Drumblair's embrace of the national movement led to the establishment of the most fundamental institution of the period. The People's National Party which was launched on September 18, 1938 at the Ward Theatre. This was the crowning achievement of the Manleys and the Drumblair intelligentsia.

By 1947, despite his loss in the 1944 elections, Manley had emerged as the political leader of the developing federation of the West Indies. It was in this context that Drumblair became the Mecca for Caribbean leaders and intellectuals, including Eric Williams and C.L.R. James from Trinidad and Grantley Adams from Barbados.

In September 1961, Jamaica voted in a referendum to withdraw from the West Indies Federation. Ironically, that same year the curtains came down on Drumblair, as it was taken over by creditors and later subdivided to discharge debts against it incurred largely underwriting activities of the PNP. Intuitively, Edna had retained one of the lots, and it was here that they built the house in which they spent their last years together. Given the reality of the times, the house was appropriately named 'Regardless'.

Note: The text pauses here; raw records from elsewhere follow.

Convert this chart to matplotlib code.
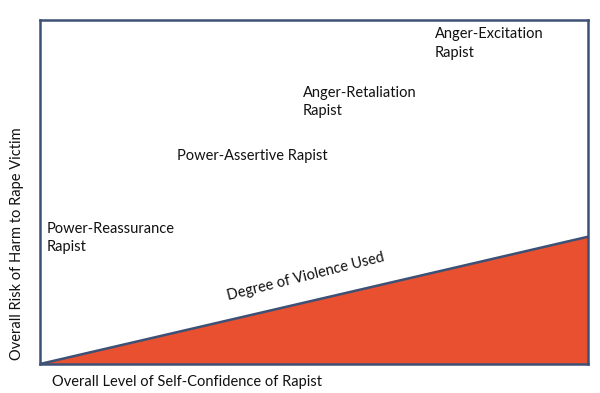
import matplotlib.pyplot as plt

plt.rcParams['font.family'] = ['Lato', 'DejaVu Sans']

# data
confidence = [0.0, 1.0]
violence = [0.0, 0.37]
labels = ['Power-Reassurance\nRapist', 'Power-Assertive Rapist',
          'Anger-Retaliation\nRapist', 'Anger-Excitation\nRapist']
label_x = [0.013, 0.250, 0.480, 0.721]
label_y = [0.414, 0.624, 0.808, 0.979]

frame = '#3d5075'
red = '#e85030'

fig = plt.figure(figsize=(6, 3.93), dpi=100)
ax = fig.add_axes([40 / 600, 29 / 393, 548 / 600, 344 / 393])
ax.set_xlim(0, 1)
ax.set_ylim(0, 1)
ax.set_xticks([])
ax.set_yticks([])
for s in ax.spines.values():
    s.set_color(frame)
    s.set_linewidth(1.8)

ax.fill_between(confidence, 0, violence, color=red, lw=0)
ax.plot(confidence, violence, color=frame, lw=1.8)

for t, x, y in zip(labels, label_x, label_y):
    ax.text(x, y, t, ha='left', va='top', fontsize=10.5, linespacing=1.4, color='#111111')

ax.text(0.485, 0.255, 'Degree of Violence Used', rotation=14, ha='center', va='center',
        fontsize=10.5, color='#111111', rotation_mode='anchor')

fig.text(52 / 600, 1 - 382 / 393, 'Overall Level of Self-Confidence of Rapist',
         ha='left', va='center', fontsize=10.5, color='#111111')
fig.text(17 / 600, 1 - 244 / 393, 'Overall Risk of Harm to Rape Victim',
         ha='center', va='center', rotation=90, fontsize=10.5, color='#111111')

fig.savefig('out.png', dpi=100)
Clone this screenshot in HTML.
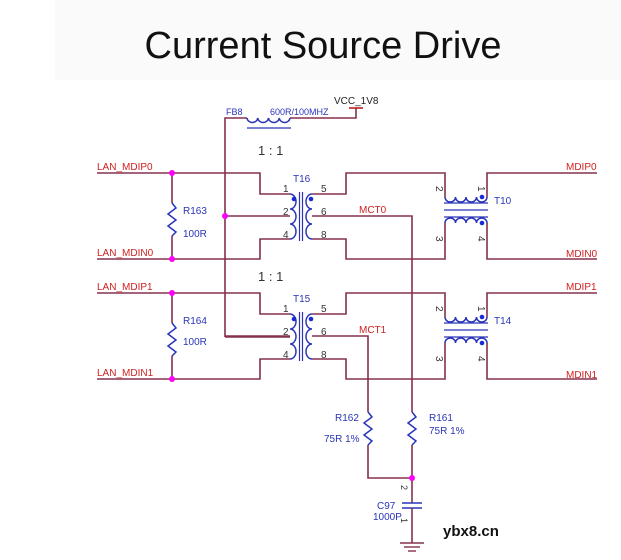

Today, 44 years later, much of what Drumblair stood for is under siege; its method of class collaboration, its core values and its vision of Jamaica as a viable and prosperous independent state. The competition for political leadership which has given rise to the debate on relevance of the Drumblair legacy is still to be decided. For those who will participate in this decision, C. L. R. James has a word of advice "political leadership is a matter of programme, strategy and tactics..." All other questions are subordinate to the capacity of leadership to maintain the unity of the Party and to develop a programme around which the country can progress spiritually and materially.